--- start of Data shown ---
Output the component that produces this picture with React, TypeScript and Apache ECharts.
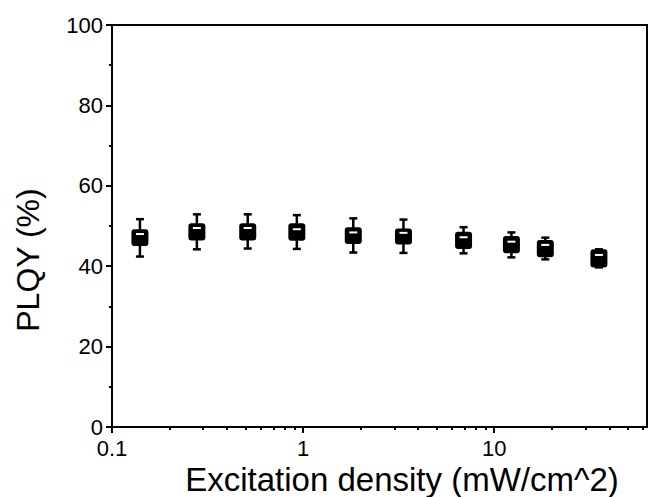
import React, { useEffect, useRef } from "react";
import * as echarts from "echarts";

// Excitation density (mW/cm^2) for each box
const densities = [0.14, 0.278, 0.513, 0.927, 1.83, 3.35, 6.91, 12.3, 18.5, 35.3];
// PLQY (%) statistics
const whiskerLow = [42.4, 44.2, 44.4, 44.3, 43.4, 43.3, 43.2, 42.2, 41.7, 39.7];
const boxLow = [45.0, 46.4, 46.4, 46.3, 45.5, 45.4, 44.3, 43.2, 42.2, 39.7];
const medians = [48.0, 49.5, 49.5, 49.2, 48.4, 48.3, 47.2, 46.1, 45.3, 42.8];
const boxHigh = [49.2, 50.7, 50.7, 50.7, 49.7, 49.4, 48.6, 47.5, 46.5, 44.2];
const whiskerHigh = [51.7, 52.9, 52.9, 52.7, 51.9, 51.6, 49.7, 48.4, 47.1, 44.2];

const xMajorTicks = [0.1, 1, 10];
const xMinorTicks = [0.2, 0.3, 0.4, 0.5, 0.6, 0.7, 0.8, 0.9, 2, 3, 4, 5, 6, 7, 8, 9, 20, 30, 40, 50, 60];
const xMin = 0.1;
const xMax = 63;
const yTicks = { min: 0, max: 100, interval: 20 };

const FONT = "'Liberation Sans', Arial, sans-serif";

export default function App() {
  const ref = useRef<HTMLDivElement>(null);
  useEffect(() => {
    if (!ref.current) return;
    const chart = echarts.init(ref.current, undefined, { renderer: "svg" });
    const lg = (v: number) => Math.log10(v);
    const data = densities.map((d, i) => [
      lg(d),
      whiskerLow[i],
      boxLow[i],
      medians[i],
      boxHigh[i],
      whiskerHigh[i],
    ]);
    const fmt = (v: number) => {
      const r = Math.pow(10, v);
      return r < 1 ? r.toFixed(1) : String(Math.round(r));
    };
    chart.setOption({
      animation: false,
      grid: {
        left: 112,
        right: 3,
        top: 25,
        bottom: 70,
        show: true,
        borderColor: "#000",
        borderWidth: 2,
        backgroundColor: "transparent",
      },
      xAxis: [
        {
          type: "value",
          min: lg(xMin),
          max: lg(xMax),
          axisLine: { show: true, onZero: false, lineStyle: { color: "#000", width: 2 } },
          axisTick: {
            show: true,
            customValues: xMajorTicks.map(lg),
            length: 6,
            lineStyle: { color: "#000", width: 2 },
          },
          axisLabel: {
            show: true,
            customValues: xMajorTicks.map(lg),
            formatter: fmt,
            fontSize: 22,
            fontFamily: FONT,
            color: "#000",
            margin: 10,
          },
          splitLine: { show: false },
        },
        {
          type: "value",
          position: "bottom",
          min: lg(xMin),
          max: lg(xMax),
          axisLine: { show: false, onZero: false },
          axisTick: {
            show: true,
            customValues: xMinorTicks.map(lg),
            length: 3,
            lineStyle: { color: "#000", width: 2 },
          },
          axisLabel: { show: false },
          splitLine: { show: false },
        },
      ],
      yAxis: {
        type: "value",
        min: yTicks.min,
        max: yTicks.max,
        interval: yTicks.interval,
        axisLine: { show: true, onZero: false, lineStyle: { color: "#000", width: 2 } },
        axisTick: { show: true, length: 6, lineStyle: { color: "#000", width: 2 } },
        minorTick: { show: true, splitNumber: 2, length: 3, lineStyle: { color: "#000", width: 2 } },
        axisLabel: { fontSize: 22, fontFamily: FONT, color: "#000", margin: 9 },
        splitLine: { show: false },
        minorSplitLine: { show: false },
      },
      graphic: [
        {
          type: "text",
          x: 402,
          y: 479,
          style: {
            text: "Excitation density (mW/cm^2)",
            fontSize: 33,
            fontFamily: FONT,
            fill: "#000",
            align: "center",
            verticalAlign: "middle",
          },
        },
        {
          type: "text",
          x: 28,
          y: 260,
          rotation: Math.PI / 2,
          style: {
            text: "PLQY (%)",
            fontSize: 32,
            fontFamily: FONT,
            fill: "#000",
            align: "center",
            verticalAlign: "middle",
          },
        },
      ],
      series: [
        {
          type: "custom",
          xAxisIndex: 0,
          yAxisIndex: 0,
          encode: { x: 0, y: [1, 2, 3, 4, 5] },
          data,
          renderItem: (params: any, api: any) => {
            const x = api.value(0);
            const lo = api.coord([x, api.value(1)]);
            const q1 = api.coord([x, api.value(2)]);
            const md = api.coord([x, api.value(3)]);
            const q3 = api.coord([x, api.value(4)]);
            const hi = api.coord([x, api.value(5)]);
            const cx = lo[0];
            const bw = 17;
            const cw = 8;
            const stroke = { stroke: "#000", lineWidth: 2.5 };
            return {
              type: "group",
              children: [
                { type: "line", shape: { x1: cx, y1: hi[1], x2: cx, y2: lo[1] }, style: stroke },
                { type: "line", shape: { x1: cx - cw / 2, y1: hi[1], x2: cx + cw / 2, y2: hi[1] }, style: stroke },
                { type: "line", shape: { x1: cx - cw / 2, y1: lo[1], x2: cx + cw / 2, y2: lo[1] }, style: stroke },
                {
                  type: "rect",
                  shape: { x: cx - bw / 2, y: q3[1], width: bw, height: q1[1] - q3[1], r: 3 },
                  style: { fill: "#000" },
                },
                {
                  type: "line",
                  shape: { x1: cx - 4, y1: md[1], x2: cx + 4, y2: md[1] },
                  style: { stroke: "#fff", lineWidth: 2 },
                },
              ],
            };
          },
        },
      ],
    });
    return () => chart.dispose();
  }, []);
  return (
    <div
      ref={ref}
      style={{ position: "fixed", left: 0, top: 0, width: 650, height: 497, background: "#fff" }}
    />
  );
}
--- end of Data shown ---
Exercise instructions
Without the pictures, return the listing above from its first line through the line that has "import * as".

Result of this task
Output the component that produces this picture with React, TypeScript and Apache ECharts.
import React, { useEffect, useRef } from "react";
import * as echarts from "echarts";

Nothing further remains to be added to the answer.